**Stored data:**
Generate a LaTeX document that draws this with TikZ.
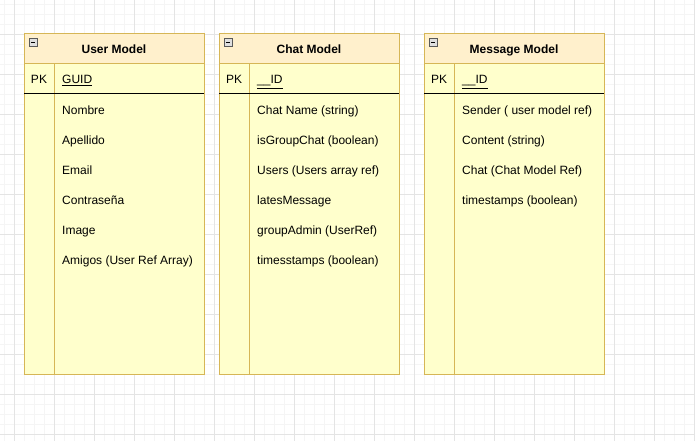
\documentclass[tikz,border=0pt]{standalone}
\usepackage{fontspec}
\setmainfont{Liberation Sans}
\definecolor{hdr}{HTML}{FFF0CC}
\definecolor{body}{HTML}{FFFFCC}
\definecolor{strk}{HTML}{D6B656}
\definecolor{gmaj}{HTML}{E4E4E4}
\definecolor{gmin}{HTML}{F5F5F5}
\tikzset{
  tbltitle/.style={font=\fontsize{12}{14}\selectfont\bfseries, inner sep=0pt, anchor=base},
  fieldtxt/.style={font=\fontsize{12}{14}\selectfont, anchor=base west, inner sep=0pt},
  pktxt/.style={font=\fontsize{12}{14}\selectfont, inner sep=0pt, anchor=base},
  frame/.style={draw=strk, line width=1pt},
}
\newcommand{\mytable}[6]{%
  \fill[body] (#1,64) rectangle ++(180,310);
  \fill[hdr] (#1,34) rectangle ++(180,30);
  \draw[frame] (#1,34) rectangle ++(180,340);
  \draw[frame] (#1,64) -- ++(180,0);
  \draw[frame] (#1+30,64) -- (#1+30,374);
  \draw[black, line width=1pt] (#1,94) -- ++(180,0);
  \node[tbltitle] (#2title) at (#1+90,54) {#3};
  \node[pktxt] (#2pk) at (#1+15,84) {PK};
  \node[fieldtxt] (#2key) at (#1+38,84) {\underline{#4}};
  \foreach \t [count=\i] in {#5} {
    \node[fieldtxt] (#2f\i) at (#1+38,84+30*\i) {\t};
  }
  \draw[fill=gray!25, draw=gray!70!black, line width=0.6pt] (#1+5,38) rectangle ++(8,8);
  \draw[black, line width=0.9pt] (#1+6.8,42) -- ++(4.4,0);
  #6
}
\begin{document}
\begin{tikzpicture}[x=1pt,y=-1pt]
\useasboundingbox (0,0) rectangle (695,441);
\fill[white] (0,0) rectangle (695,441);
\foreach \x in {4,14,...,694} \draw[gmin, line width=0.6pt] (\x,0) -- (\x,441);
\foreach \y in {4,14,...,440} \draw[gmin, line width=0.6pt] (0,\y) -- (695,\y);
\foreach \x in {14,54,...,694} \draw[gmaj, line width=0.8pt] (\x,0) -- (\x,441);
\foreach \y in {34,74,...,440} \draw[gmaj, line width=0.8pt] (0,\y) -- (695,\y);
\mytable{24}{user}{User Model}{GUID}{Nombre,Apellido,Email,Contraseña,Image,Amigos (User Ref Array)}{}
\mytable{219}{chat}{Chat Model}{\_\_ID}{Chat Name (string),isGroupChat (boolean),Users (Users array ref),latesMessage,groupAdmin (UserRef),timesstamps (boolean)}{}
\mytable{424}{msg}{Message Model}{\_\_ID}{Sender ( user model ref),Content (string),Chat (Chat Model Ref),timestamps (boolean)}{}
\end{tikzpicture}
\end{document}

**Task prompt:**
Print out the whole of the material word for word, without pictures.

**Answer for the task:**
Generate a LaTeX document that draws this with TikZ.
\documentclass[tikz,border=0pt]{standalone}
\usepackage{fontspec}
\setmainfont{Liberation Sans}
\definecolor{hdr}{HTML}{FFF0CC}
\definecolor{body}{HTML}{FFFFCC}
\definecolor{strk}{HTML}{D6B656}
\definecolor{gmaj}{HTML}{E4E4E4}
\definecolor{gmin}{HTML}{F5F5F5}
\tikzset{
  tbltitle/.style={font=\fontsize{12}{14}\selectfont\bfseries, inner sep=0pt, anchor=base},
  fieldtxt/.style={font=\fontsize{12}{14}\selectfont, anchor=base west, inner sep=0pt},
  pktxt/.style={font=\fontsize{12}{14}\selectfont, inner sep=0pt, anchor=base},
  frame/.style={draw=strk, line width=1pt},
}
\newcommand{\mytable}[6]{%
  \fill[body] (#1,64) rectangle ++(180,310);
  \fill[hdr] (#1,34) rectangle ++(180,30);
  \draw[frame] (#1,34) rectangle ++(180,340);
  \draw[frame] (#1,64) -- ++(180,0);
  \draw[frame] (#1+30,64) -- (#1+30,374);
  \draw[black, line width=1pt] (#1,94) -- ++(180,0);
  \node[tbltitle] (#2title) at (#1+90,54) {#3};
  \node[pktxt] (#2pk) at (#1+15,84) {PK};
  \node[fieldtxt] (#2key) at (#1+38,84) {\underline{#4}};
  \foreach \t [count=\i] in {#5} {
    \node[fieldtxt] (#2f\i) at (#1+38,84+30*\i) {\t};
  }
  \draw[fill=gray!25, draw=gray!70!black, line width=0.6pt] (#1+5,38) rectangle ++(8,8);
  \draw[black, line width=0.9pt] (#1+6.8,42) -- ++(4.4,0);
  #6
}
\begin{document}
\begin{tikzpicture}[x=1pt,y=-1pt]
\useasboundingbox (0,0) rectangle (695,441);
\fill[white] (0,0) rectangle (695,441);
\foreach \x in {4,14,...,694} \draw[gmin, line width=0.6pt] (\x,0) -- (\x,441);
\foreach \y in {4,14,...,440} \draw[gmin, line width=0.6pt] (0,\y) -- (695,\y);
\foreach \x in {14,54,...,694} \draw[gmaj, line width=0.8pt] (\x,0) -- (\x,441);
\foreach \y in {34,74,...,440} \draw[gmaj, line width=0.8pt] (0,\y) -- (695,\y);
\mytable{24}{user}{User Model}{GUID}{Nombre,Apellido,Email,Contraseña,Image,Amigos (User Ref Array)}{}
\mytable{219}{chat}{Chat Model}{\_\_ID}{Chat Name (string),isGroupChat (boolean),Users (Users array ref),latesMessage,groupAdmin (UserRef),timesstamps (boolean)}{}
\mytable{424}{msg}{Message Model}{\_\_ID}{Sender ( user model ref),Content (string),Chat (Chat Model Ref),timestamps (boolean)}{}
\end{tikzpicture}
\end{document}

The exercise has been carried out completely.